2. Model Parallelism and Optimization
While data parallelism is often sufficient, very large models might require splitting the transformer layers across GPUs (model parallelism). However, Sentence Transformers like all-mpnet-base-v2
are typically small enough to fit on a single GPU, making this unnecessary. Instead, focus on optimizing the model itself: convert it to ONNX or TensorRT for faster inference, apply quantization (e.g., 16-bit or 8-bit precision), and enable kernel fusion. Libraries like Hugging Face’s optimum
or NVIDIA’s Triton Inference Server can automate these optimizations and manage parallel execution, reducing latency and increasing throughput.

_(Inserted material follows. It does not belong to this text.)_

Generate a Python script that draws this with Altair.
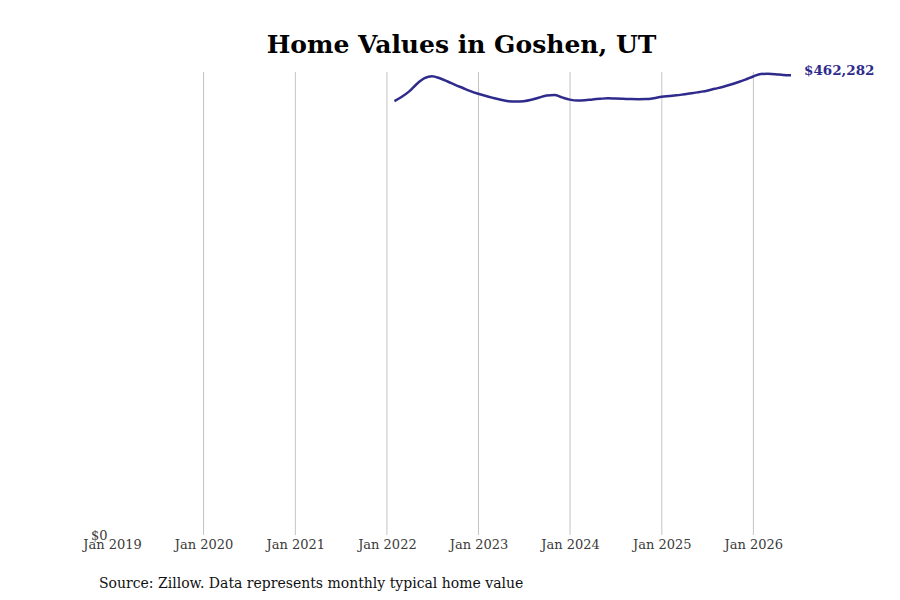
import pandas as pd
import altair as alt

# ── data ───────────────────────────────────────────────────────────────────────

MONTHS = pd.date_range("2022-01-31", periods=53, freq="ME").strftime("%Y-%m-%d").tolist()

HOME_VALUES = [
    436400, 440450, 446080, 453530, 459360, 461370, 459260, 456040, 452720, 449500, 446390, 443770,
    441460, 439550, 437640, 436230, 435830, 436230, 437640, 439950, 441960, 442460, 440050, 437840,
    436930, 437240, 438040, 438650, 439150, 438940, 438650, 438340, 438240, 438340, 439250, 440650,
    441460, 442160, 443170, 444170, 445480, 446790, 448700, 450510, 452820, 455340, 457950, 461070,
    463580, 463880, 463380, 462500, 462282,
]

GRID_YEARS = ["2020-01-01", "2021-01-01", "2022-01-01", "2023-01-01",
              "2024-01-01", "2025-01-01", "2026-01-01"]
TICK_YEARS = ["2019-01-01"] + GRID_YEARS

TITLE = "Home Values in Goshen, UT"
SOURCE = "Source: Zillow. Data represents monthly typical home value"

# ── styling ────────────────────────────────────────────────────────────────────

FONT = "DejaVu Serif"
LINE_COLOR = "#2f2b8c"
W, H = 679, 463

df = pd.DataFrame({"date": MONTHS, "value": HOME_VALUES})
last = df.tail(1).assign(label=lambda d: d["value"].map(lambda v: f"${v:,}"))
grid = pd.DataFrame({"date": GRID_YEARS})

x_scale = alt.Scale(type="utc", domain=["2019-01-01", MONTHS[-1]])
y_scale = alt.Scale(domain=[0, 465600], nice=False)

x_axis = alt.Axis(
    values=TICK_YEARS, format="%b %Y", grid=False, domain=False, ticks=False,
    labelFont=FONT, labelFontSize=13, labelColor="#3a3a3a", labelPadding=3,
    labelFlush=False, labelOverlap=False,
)
y_axis = alt.Axis(
    values=[0], format="$,.0f", grid=False, domain=False, ticks=False,
    labelFont=FONT, labelFontSize=13, labelColor="#3a3a3a", labelPadding=5,
)

rules = alt.Chart(grid).mark_rule(color="#c4c4c4", strokeWidth=1).encode(
    x=alt.X("date:T", scale=x_scale, axis=x_axis, title=None),
    y=alt.value(0),
    y2=alt.value(H),
)

line = alt.Chart(df).mark_line(
    color=LINE_COLOR, strokeWidth=2.5, interpolate="monotone"
).encode(
    x=alt.X("date:T", scale=x_scale, axis=x_axis, title=None),
    y=alt.Y("value:Q", scale=y_scale, axis=y_axis, title=None),
)

end_label = alt.Chart(last).mark_text(
    align="left", baseline="middle", dx=13, dy=-4,
    font=FONT, fontSize=13.5, fontWeight="bold", color=LINE_COLOR,
).encode(
    x=alt.X("date:T", scale=x_scale),
    y=alt.Y("value:Q", scale=y_scale),
    text="label:N",
)

source = alt.Chart(last).mark_text(
    align="left", baseline="middle", font=FONT, fontSize=14, color="#111111",
).encode(
    x=alt.value(-13),
    y=alt.value(H + 49),
    text=alt.value(SOURCE),
)

chart = (
    (rules + line + end_label + source)
    .properties(
        width=W,
        height=H,
        autosize=alt.AutoSizeParams(type="none"),
        padding={"left": 104, "top": 64, "right": 100, "bottom": 70},
        title=alt.TitleParams(
            text=TITLE, font=FONT, fontSize=25, fontWeight="bold",
            color="#000000", anchor="middle", dx=10, offset=6,
        ),
    )
    .configure(background="white")
    .configure_view(strokeWidth=0, stroke="transparent")
)

chart.save("out.html", embed_options={"renderer": "svg", "actions": False})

3. Distributed Inference with Horizontal Scaling For extremely large datasets, distribute the workload across multiple machines. For example, use Apache Spark or Ray to partition the dataset, process chunks on separate GPU nodes, and aggregate results. In cloud environments, auto-scaling GPU clusters (e.g., AWS SageMaker or Kubernetes with GPU nodes) can dynamically adjust resources based on demand. Asynchronous processing with a task queue (e.g., Celery or Redis) helps decouple ingestion from inference, ensuring GPUs stay saturated. For real-time scenarios, Triton Inference Server’s dynamic batching combines multiple requests into a single batch, improving throughput without increasing latency.
Example Workflow
- Preprocess the dataset into shards.
- Use a cluster of GPU nodes, each running Triton with an optimized ONNX model.
- Distribute shards via Spark, letting each node process its assigned data.
- Store embeddings in a distributed database like FAISS for efficient retrieval.
This approach balances computational efficiency, hardware utilization, and scalability, ensuring low latency even for billions of texts.